## Data provided
========================================================================
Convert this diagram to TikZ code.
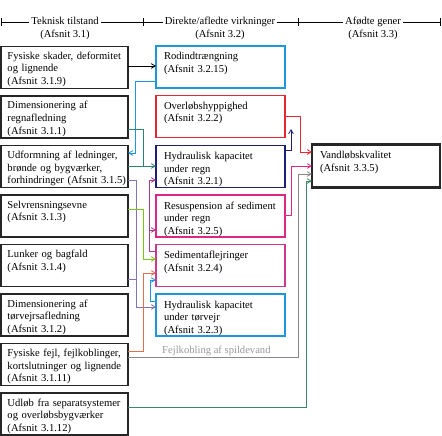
\documentclass[tikz,border=0pt]{standalone}
\usepackage{fontspec}
\setmainfont{Liberation Serif}
\usepackage{xcolor}
\usepackage{tikz}
\usetikzlibrary{arrows}

\definecolor{rodblue}{RGB}{30,150,220}
\definecolor{ovlred}{RGB}{230,40,50}
\definecolor{hydnavy}{RGB}{30,30,120}
\definecolor{respink}{RGB}{220,40,130}
\definecolor{sedpink}{RGB}{205,55,140}
\definecolor{sedpurple}{RGB}{170,60,140}
\definecolor{udfteal}{RGB}{45,130,110}
\definecolor{udlteal}{RGB}{60,135,105}
\definecolor{selvgreen}{RGB}{120,200,20}
\definecolor{fejlorange}{RGB}{225,110,80}
\definecolor{fejlgray}{RGB}{135,135,135}
\definecolor{lunkpurple}{RGB}{135,115,180}

\tikzset{
  tbox/.style={draw=black!85, line width=1.2pt, anchor=north west, outer sep=0pt,
    text width=114, inner xsep=6.5, inner ysep=4, align=left, text height=9, text depth=25},
  vkbox/.style={tbox, line width=1.2pt, text width=113, inner xsep=8, inner ysep=5,
    text height=9, text depth=23},
  head/.style={fill=white, align=center, anchor=base, inner xsep=2, inner ysep=1},
}

\begin{document}
\begin{tikzpicture}[x=1pt, y=-1pt, font=\fontsize{10.6}{12.5}\selectfont, >=angle 60]
		\useasboundingbox (0,0) rectangle (442,436);
		%
		\draw[line width=.6pt] (1,22) -- (440,22);
		\foreach \x in {1,143,298,440} \draw[line width=.6pt] (\x,18) -- (\x,26);
		\node[head] (H1) at (65,37.5) {Teknisk tilstand\\(Afsnit 3.1)};
		\node[head] (H2) at (220,37.5) {Direkte/afledte virkninger\\(Afsnit 3.2)};
		\node[head] (H3) at (373,37.5) {Afødte gener\\(Afsnit 3.3)};
		%
		\node[tbox] (T1) at (1,46.5) {Fysiske skader, deformitet\\og lignende\\(Afsnit 3.1.9)};
		\node[tbox] (T2) at (1,96) {Dimensionering af\\regnafledning\\(Afsnit 3.1.1)};
		\node[tbox] (T3) at (1,145.5) {Udformning af ledninger,\\brønde og bygværker,\\\mbox{forhindringer (Afsnit 3.1.5)}};
		\node[tbox] (T4) at (1,195) {Selvrensningsevne\\(Afsnit 3.1.3)};
		\node[tbox] (T5) at (1,244.5) {Lunker og bagfald\\(Afsnit 3.1.4)};
		\node[tbox] (T6) at (1,294) {Dimensionering af\\tørvejrsafledning\\(Afsnit 3.1.2)};
		\node[tbox] (T7) at (1,343.5) {Fysiske fejl, fejlkoblinger,\\kortslutninger og lignende\\(Afsnit 3.1.11)};
		\node[tbox] (T8) at (1,393) {Udløb fra separatsystemer\\og overløbsbygværker\\(Afsnit 3.1.12)};
		%
		\node[vkbox, draw=rodblue] (V1) at (156,46) {Rodindtrængning\\(Afsnit 3.2.15)};
		\node[vkbox, draw=ovlred] (V2) at (156,95.5) {Overløbshyppighed\\(Afsnit 3.2.2)};
		\node[vkbox, draw=hydnavy] (V3) at (156,145.5) {Hydraulisk kapacitet\\under regn\\(Afsnit 3.2.1)};
		\node[vkbox, draw=respink] (V4) at (156,195) {Resuspension af sediment\\under regn\\(Afsnit 3.2.5)};
		\node[vkbox, draw=sedpink] (V5) at (156,244.5) {Sedimentaflejringer\\(Afsnit 3.2.4)};
		\node[vkbox, draw=rodblue] (V6) at (156,294) {Hydraulisk kapacitet\\under tørvejr\\(Afsnit 3.2.3)};
		%
		\node[tbox, line width=2.5pt, text width=112, inner xsep=8, inner ysep=6,
		  text height=8, text depth=23] (G) at (312,144.5) {Vandløbskvalitet\\(Afsnit 3.3.5)};
		%
		\coordinate (V2a) at (291,129);
		\coordinate (S1) at (149,230);
		%
		\begin{scope}[line width=.8pt]
		\draw[->] (T1.east |- 0,66) -- (V1.west |- 0,66);
		\draw[->, rodblue] (V1.west |- 0,81) -| (135,153) -- (T3.east |- 0,153);
		\draw[->, udfteal] (T2.east |- 0,129) -| (143,166) -- (V3.west |- 0,166);
		\draw[udfteal] (T3.east |- 0,166) -- ++(15,0);
		\draw[->, lunkpurple] (T3.east |- 0,180) -| (136,307) -- (V6.west |- 0,307);
		\draw[lunkpurple] (T5.east |- 0,279) -- ++(8,0);
		\draw[->, selvgreen] (T4.east |- 0,209) -| (143,259) -- (V5.west |- 0,259);
		\draw[->, fejlorange] (T7.east |- 0,351) -| (143,273) -- (V5.west |- 0,273);
		\draw[->, sedpurple] (V5.west |- 0,251) -| (149,180) -- (V3.west |- 0,180);
		\draw[->, sedpurple] (S1) -- (V4.west |- 0,230);
		\draw[->, rodblue] (V6.west |- 0,301) -| (150,280) -- (V5.west |- 0,280);
		\draw[->, hydnavy] (V3.east |- 0,150) -| (V2a);
		\draw[->, ovlred] (V2.east |- 0,116) -| (300,152) -- (G.west |- 0,152);
		\draw[->, respink] (V4.east |- 0,215) -| (291,166) -- (G.west |- 0,166);
		\draw[->, fejlgray] (T7.east |- 0,357) -- node[above, inner sep=1pt, pos=.52, text=black!40]
		  {Fejlkobling af spildevand} (298,357) |- (G.west |- 0,174);
		\draw[->, udlteal] (T8.east |- 0,407) -| (306,181) -- (G.west |- 0,181);
		\end{scope}
\end{tikzpicture}
\end{document}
========================================================================
## Your task
Return each line exactly as written. Any picture gets left out.

## Solved problem
Convert this diagram to TikZ code.
\documentclass[tikz,border=0pt]{standalone}
\usepackage{fontspec}
\setmainfont{Liberation Serif}
\usepackage{xcolor}
\usepackage{tikz}
\usetikzlibrary{arrows}

\definecolor{rodblue}{RGB}{30,150,220}
\definecolor{ovlred}{RGB}{230,40,50}
\definecolor{hydnavy}{RGB}{30,30,120}
\definecolor{respink}{RGB}{220,40,130}
\definecolor{sedpink}{RGB}{205,55,140}
\definecolor{sedpurple}{RGB}{170,60,140}
\definecolor{udfteal}{RGB}{45,130,110}
\definecolor{udlteal}{RGB}{60,135,105}
\definecolor{selvgreen}{RGB}{120,200,20}
\definecolor{fejlorange}{RGB}{225,110,80}
\definecolor{fejlgray}{RGB}{135,135,135}
\definecolor{lunkpurple}{RGB}{135,115,180}

\tikzset{
  tbox/.style={draw=black!85, line width=1.2pt, anchor=north west, outer sep=0pt,
    text width=114, inner xsep=6.5, inner ysep=4, align=left, text height=9, text depth=25},
  vkbox/.style={tbox, line width=1.2pt, text width=113, inner xsep=8, inner ysep=5,
    text height=9, text depth=23},
  head/.style={fill=white, align=center, anchor=base, inner xsep=2, inner ysep=1},
}

\begin{document}
\begin{tikzpicture}[x=1pt, y=-1pt, font=\fontsize{10.6}{12.5}\selectfont, >=angle 60]
		\useasboundingbox (0,0) rectangle (442,436);
		%
		\draw[line width=.6pt] (1,22) -- (440,22);
		\foreach \x in {1,143,298,440} \draw[line width=.6pt] (\x,18) -- (\x,26);
		\node[head] (H1) at (65,37.5) {Teknisk tilstand\\(Afsnit 3.1)};
		\node[head] (H2) at (220,37.5) {Direkte/afledte virkninger\\(Afsnit 3.2)};
		\node[head] (H3) at (373,37.5) {Afødte gener\\(Afsnit 3.3)};
		%
		\node[tbox] (T1) at (1,46.5) {Fysiske skader, deformitet\\og lignende\\(Afsnit 3.1.9)};
		\node[tbox] (T2) at (1,96) {Dimensionering af\\regnafledning\\(Afsnit 3.1.1)};
		\node[tbox] (T3) at (1,145.5) {Udformning af ledninger,\\brønde og bygværker,\\\mbox{forhindringer (Afsnit 3.1.5)}};
		\node[tbox] (T4) at (1,195) {Selvrensningsevne\\(Afsnit 3.1.3)};
		\node[tbox] (T5) at (1,244.5) {Lunker og bagfald\\(Afsnit 3.1.4)};
		\node[tbox] (T6) at (1,294) {Dimensionering af\\tørvejrsafledning\\(Afsnit 3.1.2)};
		\node[tbox] (T7) at (1,343.5) {Fysiske fejl, fejlkoblinger,\\kortslutninger og lignende\\(Afsnit 3.1.11)};
		\node[tbox] (T8) at (1,393) {Udløb fra separatsystemer\\og overløbsbygværker\\(Afsnit 3.1.12)};
		%
		\node[vkbox, draw=rodblue] (V1) at (156,46) {Rodindtrængning\\(Afsnit 3.2.15)};
		\node[vkbox, draw=ovlred] (V2) at (156,95.5) {Overløbshyppighed\\(Afsnit 3.2.2)};
		\node[vkbox, draw=hydnavy] (V3) at (156,145.5) {Hydraulisk kapacitet\\under regn\\(Afsnit 3.2.1)};
		\node[vkbox, draw=respink] (V4) at (156,195) {Resuspension af sediment\\under regn\\(Afsnit 3.2.5)};
		\node[vkbox, draw=sedpink] (V5) at (156,244.5) {Sedimentaflejringer\\(Afsnit 3.2.4)};
		\node[vkbox, draw=rodblue] (V6) at (156,294) {Hydraulisk kapacitet\\under tørvejr\\(Afsnit 3.2.3)};
		%
		\node[tbox, line width=2.5pt, text width=112, inner xsep=8, inner ysep=6,
		  text height=8, text depth=23] (G) at (312,144.5) {Vandløbskvalitet\\(Afsnit 3.3.5)};
		%
		\coordinate (V2a) at (291,129);
		\coordinate (S1) at (149,230);
		%
		\begin{scope}[line width=.8pt]
		\draw[->] (T1.east |- 0,66) -- (V1.west |- 0,66);
		\draw[->, rodblue] (V1.west |- 0,81) -| (135,153) -- (T3.east |- 0,153);
		\draw[->, udfteal] (T2.east |- 0,129) -| (143,166) -- (V3.west |- 0,166);
		\draw[udfteal] (T3.east |- 0,166) -- ++(15,0);
		\draw[->, lunkpurple] (T3.east |- 0,180) -| (136,307) -- (V6.west |- 0,307);
		\draw[lunkpurple] (T5.east |- 0,279) -- ++(8,0);
		\draw[->, selvgreen] (T4.east |- 0,209) -| (143,259) -- (V5.west |- 0,259);
		\draw[->, fejlorange] (T7.east |- 0,351) -| (143,273) -- (V5.west |- 0,273);
		\draw[->, sedpurple] (V5.west |- 0,251) -| (149,180) -- (V3.west |- 0,180);
		\draw[->, sedpurple] (S1) -- (V4.west |- 0,230);
		\draw[->, rodblue] (V6.west |- 0,301) -| (150,280) -- (V5.west |- 0,280);
		\draw[->, hydnavy] (V3.east |- 0,150) -| (V2a);
		\draw[->, ovlred] (V2.east |- 0,116) -| (300,152) -- (G.west |- 0,152);
		\draw[->, respink] (V4.east |- 0,215) -| (291,166) -- (G.west |- 0,166);
		\draw[->, fejlgray] (T7.east |- 0,357) -- node[above, inner sep=1pt, pos=.52, text=black!40]
		  {Fejlkobling af spildevand} (298,357) |- (G.west |- 0,174);
		\draw[->, udlteal] (T8.east |- 0,407) -| (306,181) -- (G.west |- 0,181);
		\end{scope}
\end{tikzpicture}
\end{document}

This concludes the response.